+++ Source data +++

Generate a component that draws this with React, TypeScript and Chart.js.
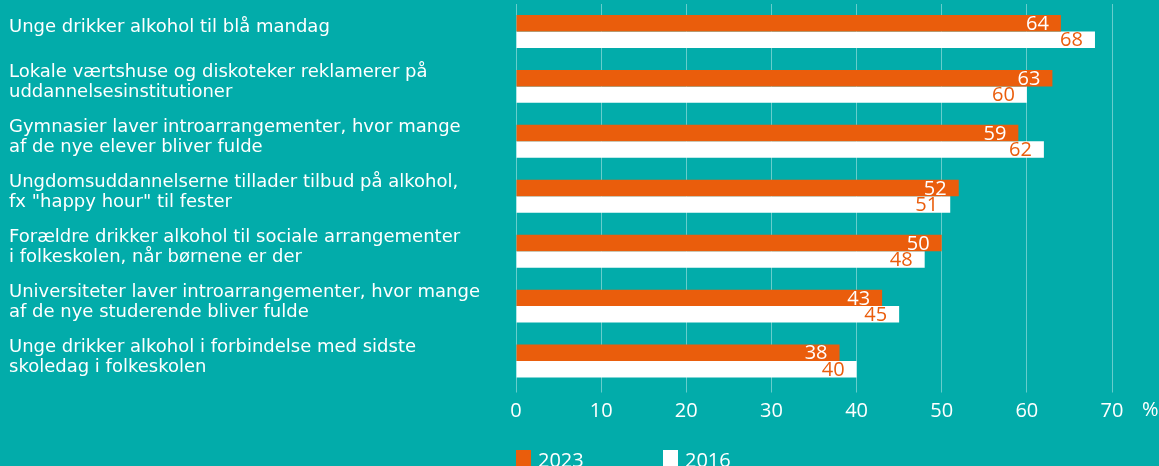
import React, { useEffect, useRef } from 'react';
import { Chart, registerables } from 'chart.js';

Chart.register(...registerables);

const categories: (string | string[])[] = [
  'Unge drikker alkohol til blå mandag',
  ['Lokale værtshuse og diskoteker reklamerer på', 'uddannelsesinstitutioner'],
  ['Gymnasier laver introarrangementer, hvor mange', 'af de nye elever bliver fulde'],
  ['Ungdomsuddannelserne tillader tilbud på alkohol,', 'fx "happy hour" til fester'],
  ['Forældre drikker alkohol til sociale arrangementer', 'i folkeskolen, når børnene er der'],
  ['Universiteter laver introarrangementer, hvor mange', 'af de nye studerende bliver fulde'],
  ['Unge drikker alkohol i forbindelse med sidste', 'skoledag i folkeskolen'],
];
const values2023 = [64, 63, 59, 52, 50, 43, 38];
const values2016 = [68, 60, 62, 51, 48, 45, 40];
const seriesLabels = ['2023', '2016'];
const xMin = 0;
const xMax = 70;
const xStep = 10;
const unitLabel = '%';

const TEAL = '#02ACAA';
const ORANGE = '#EA5D0C';
const WHITE = '#FFFFFF';
const LABEL_FONT = '"DejaVu Sans", sans-serif';
const NUM_FONT = '"Open Sans", sans-serif';

const valueLabels = {
  id: 'valueLabels',
  afterDatasetsDraw(chart: any) {
    const ctx = chart.ctx;
    chart.data.datasets.forEach((ds: any, i: number) => {
      const meta = chart.getDatasetMeta(i);
      meta.data.forEach((bar: any, j: number) => {
        ctx.save();
        ctx.font = `20px ${NUM_FONT}`;
        ctx.fillStyle = i === 0 ? WHITE : ORANGE;
        ctx.textAlign = 'right';
        ctx.textBaseline = 'middle';
        ctx.fillText(String(ds.data[j]), bar.x - 12, bar.y + 1);
        ctx.restore();
      });
    });
  },
};

const extras = {
  id: 'extras',
  beforeDraw(chart: any) {
    const ctx = chart.ctx;
    ctx.save();
    ctx.fillStyle = TEAL;
    ctx.fillRect(0, 0, chart.width, chart.height);
    ctx.restore();
  },
  afterDraw(chart: any) {
    const ctx = chart.ctx;
    const xs = chart.scales.x;
    ctx.save();
    ctx.font = `20px ${NUM_FONT}`;
    ctx.fillStyle = WHITE;
    ctx.textBaseline = 'middle';
    ctx.textAlign = 'left';
    ctx.fillText(unitLabel, xs.getPixelForValue(xMax) + 30, xs.top + 22);
    // legend
    const left = chart.chartArea.left;
    const gap = 147;
    chart.data.datasets.forEach((ds: any, i: number) => {
      const x = left + i * gap;
      ctx.fillStyle = ds.backgroundColor;
      ctx.fillRect(x, 450, 15, 16);
      ctx.fillStyle = WHITE;
      ctx.textBaseline = 'alphabetic';
      ctx.fillText(ds.label, x + 22, 467);
    });
    ctx.restore();
  },
};

export default function App() {
  const ref = useRef<HTMLCanvasElement>(null);
  useEffect(() => {
    if (!ref.current) return;
    const chart = new Chart(ref.current, {
      type: 'bar',
      data: {
        labels: categories as any,
        datasets: [
          { label: seriesLabels[0], data: values2023, backgroundColor: ORANGE, categoryPercentage: 0.6, barPercentage: 1 },
          { label: seriesLabels[1], data: values2016, backgroundColor: WHITE, categoryPercentage: 0.6, barPercentage: 1 },
        ],
      },
      options: {
        indexAxis: 'y',
        animation: false,
        responsive: true,
        maintainAspectRatio: false,
        layout: { padding: { left: 9, right: 47, top: 4, bottom: 44 } },
        plugins: { legend: { display: false }, tooltip: { enabled: false } },
        scales: {
          x: {
            min: xMin,
            max: xMax,
            afterFit(scale: any) { scale.height = 33.5; },
            ticks: { stepSize: xStep, color: WHITE, font: { family: NUM_FONT, size: 20 }, padding: 7 },
            grid: { color: 'rgba(255,255,255,0.4)', lineWidth: 1, tickLength: 4, drawTicks: true },
            border: { display: false },
          },
          y: {
            afterFit(scale: any) {
              scale.width = 507;
              scale.paddingTop = 0;
              scale.paddingBottom = 0;
            },
            ticks: { color: WHITE, font: { family: LABEL_FONT, size: 18, lineHeight: 1.11 }, crossAlign: 'far', labelOffset: -4, autoSkip: false },
            grid: { display: false },
            border: { display: false },
          },
        },
      },
      plugins: [extras, valueLabels],
    });
    return () => chart.destroy();
  }, []);
  return (
    <div style={{ position: 'fixed', left: 0, top: 0, width: 1159, height: 466, background: TEAL }}>
      <canvas ref={ref} />
    </div>
  );
}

+++

*To do*.
Repeat the lines above, starting at the first and stopping after the line that holds "const unitLabel = '%';", with the pictures left out.

*Result*.
Generate a component that draws this with React, TypeScript and Chart.js.
import React, { useEffect, useRef } from 'react';
import { Chart, registerables } from 'chart.js';

Chart.register(...registerables);

const categories: (string | string[])[] = [
  'Unge drikker alkohol til blå mandag',
  ['Lokale værtshuse og diskoteker reklamerer på', 'uddannelsesinstitutioner'],
  ['Gymnasier laver introarrangementer, hvor mange', 'af de nye elever bliver fulde'],
  ['Ungdomsuddannelserne tillader tilbud på alkohol,', 'fx "happy hour" til fester'],
  ['Forældre drikker alkohol til sociale arrangementer', 'i folkeskolen, når børnene er der'],
  ['Universiteter laver introarrangementer, hvor mange', 'af de nye studerende bliver fulde'],
  ['Unge drikker alkohol i forbindelse med sidste', 'skoledag i folkeskolen'],
];
const values2023 = [64, 63, 59, 52, 50, 43, 38];
const values2016 = [68, 60, 62, 51, 48, 45, 40];
const seriesLabels = ['2023', '2016'];
const xMin = 0;
const xMax = 70;
const xStep = 10;
const unitLabel = '%';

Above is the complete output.